All I know for sure is that it has marked me as Jewish my whole life, and though I’ve certainly faced anti-Semitism, I was reluctant to get rid of this marker.

Ultimately, my wife and I decided to honor both our heritages and our birth families by combining our surnames. We created something completely new from old parts. We took the first part of her English name and joined it with the Jewish “stein” from Epstein. And this is the last name our daughter has. It reflects that she’s English and Jewish, and that she’s part of a new family.

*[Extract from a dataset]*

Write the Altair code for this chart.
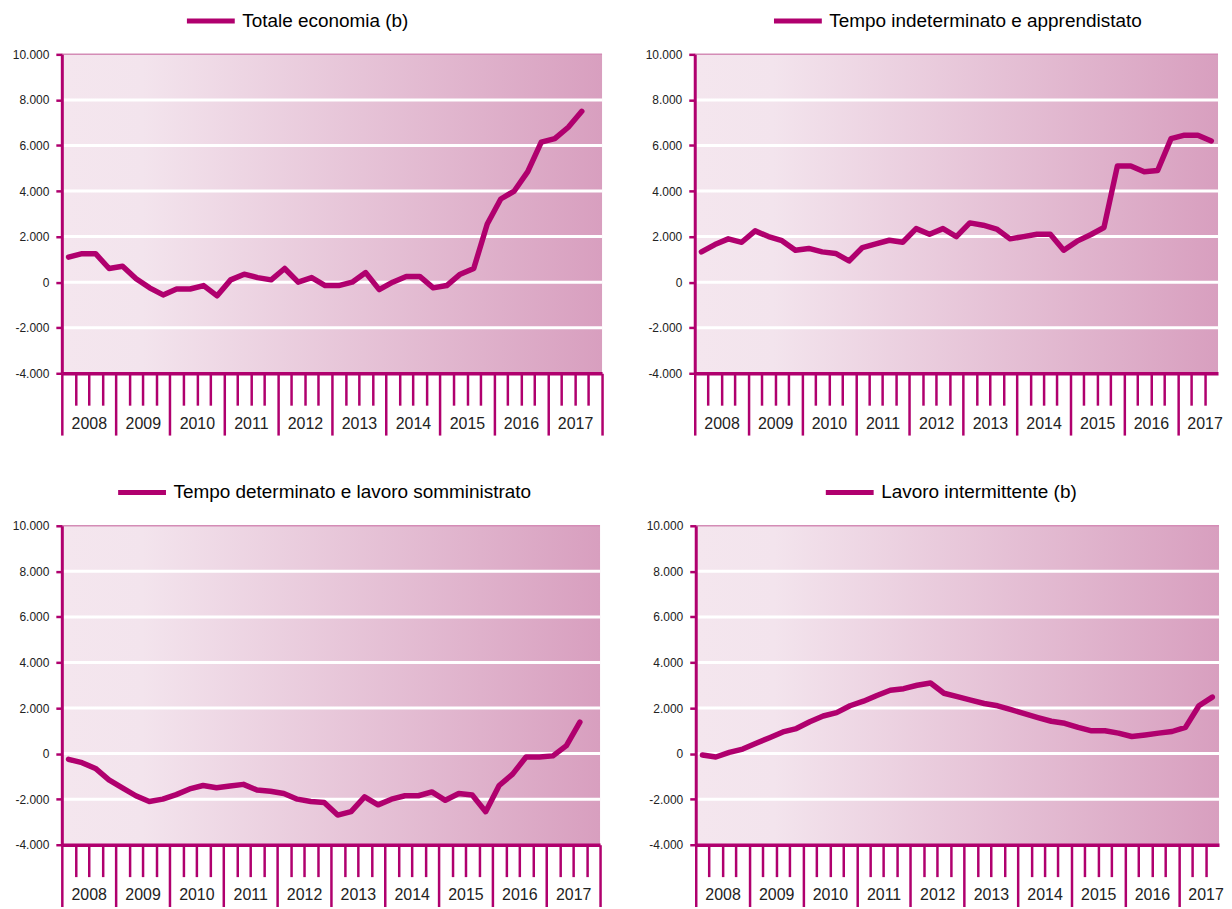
import altair as alt
import pandas as pd

# ---- data (quarterly, 2008 Q1 .. 2017 Q3) ----
years = list(range(2008, 2018))
totale = [1100, 1250, 1250, 600, 700, 150, -250, -560, -300, -300, -150, -600,
          100, 350, 200, 100, 600, 0, 200, -150, -150, 0, 420, -330,
          0, 250, 250, -250, -150, 350, 600, 2550, 3650, 4000, 4850, 6150,
          6300, 6800, 7500]
indeterminato = [1330, 1650, 1900, 1750, 2250, 2000, 1820, 1400, 1480, 1330, 1260, 930,
                 1520, 1680, 1840, 1750, 2350, 2100, 2350, 2000, 2600, 2500, 2330, 1900,
                 2000, 2100, 2100, 1400, 1800, 2080, 2400, 5100, 5100, 4850, 4900, 6300,
                 6450, 6450, 6200]
determinato = [-250, -400, -650, -1150, -1500, -1850, -2100, -2000, -1800, -1550, -1400, -1500,
               -1420, -1350, -1600, -1650, -1750, -2000, -2100, -2150, -2700, -2550, -1900, -2250,
               -2000, -1850, -1850, -1680, -2050, -1750, -1820, -2550, -1400, -900, -150, -150,
               -100, 350, 1380]
intermittente = [-60, -150, 50, 200, 450, 700, 950, 1100, 1400, 1650, 1800, 2100,
                 2300, 2550, 2780, 2850, 3000, 3100, 2650, 2500, 2350, 2200, 2100, 1930,
                 1750, 1580, 1420, 1330, 1150, 1000, 1000, 900, 750, 820, 900, 970,
                 1150, 2100, 2480]
titles = ["Totale economia (b)", "Tempo indeterminato e apprendistato",
          "Tempo determinato e lavoro somministrato", "Lavoro intermittente (b)"]
y_ticks = [-4000, -2000, 0, 2000, 4000, 6000, 8000, 10000]
grid_vals = [-2000, 0, 2000, 4000, 6000, 8000]

MAG = "#b0006e"
FONT = "Liberation Sans"
NQ = 4 * len(years)
year_mid = [4 * k + 2 for k in range(len(years))]

GRAD = {"gradient": "linear", "x1": 0, "x2": 1, "y1": 0, "y2": 0,
        "stops": [{"offset": 0, "color": "#f4e6ee"},
                  {"offset": 0.15, "color": "#f3e4ed"},
                  {"offset": 1, "color": "#d89fbf"}]}

YLABEL = ("datum.value == 0 ? '0' : (datum.value < 0 ? '-' : '') + "
          "abs(datum.value) / 1000 + '.000'")


def panel(values, title, width, height, yext, lx, ly, xmax=NQ):
    xs = alt.Scale(domain=[0, xmax], nice=False, zero=False)
    ys = alt.Scale(domain=[-4000, 10000], nice=False, zero=False)
    year_bounds = [q for q in range(0, NQ + 1, 4) if q <= xmax]
    quarter_ticks = [q for q in range(1, NQ) if q % 4 and q < xmax]
    df = pd.DataFrame({"t": [i + 0.5 for i in range(len(values))],
                       "v": values, "serie": title})
    box = pd.DataFrame({"x0": [0], "x1": [xmax], "y0": [-4000], "y1": [10000]})
    grid = pd.DataFrame({"g": grid_vals})

    bg = alt.Chart(box).mark_rect(fill=GRAD).encode(
        x=alt.X("x0:Q", scale=xs, axis=alt.Axis(
            values=year_bounds, labels=False, tickSize=62, tickWidth=2.5,
            tickColor=MAG, domainColor=MAG, domainWidth=3.5, grid=False,
            title=None, orient="bottom", zindex=1)),
        x2="x1",
        y=alt.Y("y0:Q", scale=ys, axis=alt.Axis(
            values=y_ticks, labelExpr=YLABEL, tickSize=6, tickWidth=2.5,
            tickColor=MAG, domainColor=MAG, domainWidth=3, grid=False,
            labelFont=FONT, labelFontSize=12, labelColor="#222",
            labelPadding=7, title=None, zindex=1, orient="left",
            minExtent=yext, maxExtent=yext)),
        y2="y1",
    )
    rules = alt.Chart(grid).mark_rule(color="white", strokeWidth=3).encode(
        y=alt.Y("g:Q", scale=ys, axis=None))
    top = alt.Chart(box).mark_rule(color="#d48cb6", strokeWidth=1.5).encode(
        x=alt.X("x0:Q", scale=xs, axis=alt.Axis(
            values=year_mid, ticks=False, domain=False, grid=False, title=None,
            labelExpr="2007.5 + datum.value / 4", labelFont=FONT,
            labelFontSize=16, labelColor="#222", labelPadding=42,
            labelOverlap=False, labelFlush=False, orient="bottom", zindex=1)),
        x2="x1",
        y=alt.Y("y1:Q", scale=ys, axis=None),
    )
    line = alt.Chart(df).mark_line(strokeWidth=5.5, strokeJoin="round",
                                   strokeCap="round").encode(
        x=alt.X("t:Q", scale=xs, axis=alt.Axis(
            values=quarter_ticks, labels=False, tickSize=32, tickWidth=2.5,
            tickColor=MAG, domain=False, grid=False, title=None,
            orient="bottom", zindex=1)),
        y=alt.Y("v:Q", scale=ys, axis=None),
        color=alt.Color("serie:N", scale=alt.Scale(domain=[title], range=[MAG]),
                        legend=alt.Legend(
                            orient="none", legendX=lx, legendY=ly, title=None,
                            symbolType="M-3,0H3", symbolSize=256,
                            symbolStrokeWidth=5, labelFont=FONT,
                            labelFontSize=19, labelColor="#000",
                            labelOffset=21, padding=0, labelLimit=0)),
    )
    return (alt.layer(bg, rules, top, line)
            .resolve_axis(x="independent", y="independent")
            .properties(width=width, height=height))


p1 = panel(totale, titles[0], 542, 320, 54, 139, -44)
p2 = panel(indeterminato, titles[1], 525, 320, 50, 93, -44, xmax=39)
p3 = panel(determinato, titles[2], 540, 320, 54, 70, -44)
p4 = panel(intermittente, titles[3], 525, 320, 50, 144, -44, xmax=39)

row1 = alt.hconcat(p1, p2, spacing=41).resolve_scale(color="independent")
row2 = alt.hconcat(p3, p4, spacing=44).resolve_scale(color="independent")
chart = (alt.vconcat(row1, row2, spacing=45)
         .resolve_scale(color="independent")
         .properties(padding={"left": 0, "top": 1, "right": 0, "bottom": 0},
                     background="white")
         .configure_view(stroke=None))

chart.save("out.html", embed_options={"renderer": "svg", "actions": False})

It’s not a traditional name, but then as with so much else when it comes to same-sex relationships, we like challenging and improving on tradition. I did have a momentary worry that we were going to cause problems in the future for our daughter by giving her a Jewish name (albeit an entirely new Jewish name), but I’ve become a stronger person through dealing with anti-Semitism, and hopefully she will too, though we fervently wish that she won’t have to.

A shared new surname to go with our new family makes a lot of sense. It binds us together while also recognizing our pasts, creating a firm foundation for our triad of two mothers and a baby.